Tarin advised officials to take measures to control high prices of edible oil in the local market.

Edible oil prices in the major retail markets across the country have increased 1.95 percent to over Rs400/liter in the week ended December 2. The secretary finance updated the NPMC that the prices of wheat flour bags remained consistent at Rs1,100/20kg “due to the proactive measures of the Punjab and KP governments and ICT administration”.

“The daily release of wheat by all the provincial governments will further ease out wheat prices at national level,” the statement said.

Secretary food apprised the meeting that sufficient stocks of wheat are available and market has witnessed stability due to regular and effective monitoring of wheat movement.

Chief secretary, Sindh apprised that the price of fine wheat flour is low in Sindh as compared to other provinces.
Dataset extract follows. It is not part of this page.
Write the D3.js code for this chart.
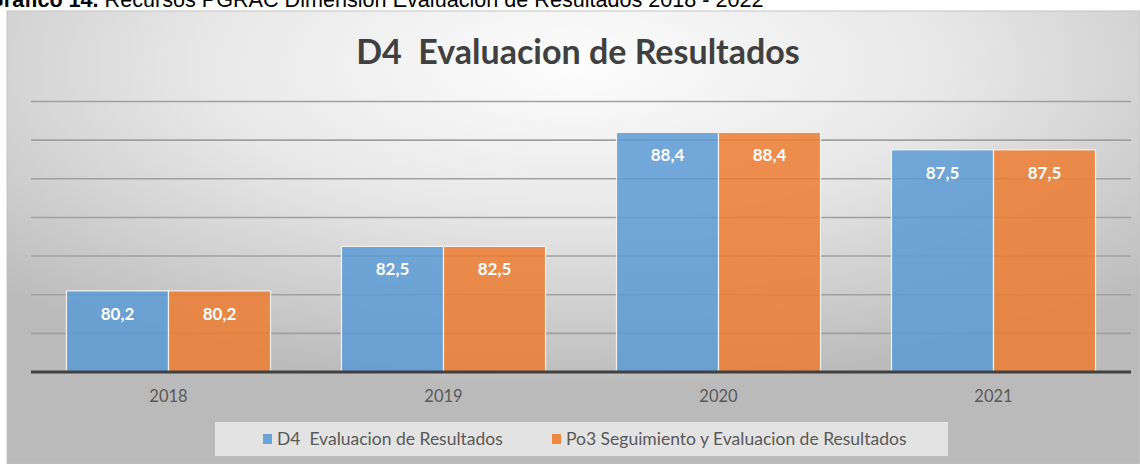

On the consistent high price of wheat flour in Sindh, the adviser suggested for formation of effective mechanism to check the prices of wheat in the province and ensure availability on government rate.

While reviewing the price of sugar in the country, the secretary finance informed that prices are decreasing in the country. “New stocks of sugar are arriving in the market which will further reduce the prices.”

While reviewing the production of pulses in the country, it was informed that prices of pulses have shown an increase in the week ended on December 2.

On the stock position of fertilizers, NPMC was informed that prices have begun to decrease due to effective administrative measures. On the expansion of utility stores outlets in Baluchistan province, the meeting was informed that Utility Stores Corporation has expanded its operation with opening of 21 outlets in different cities and started mobile stores in areas where these stores are not available in the province.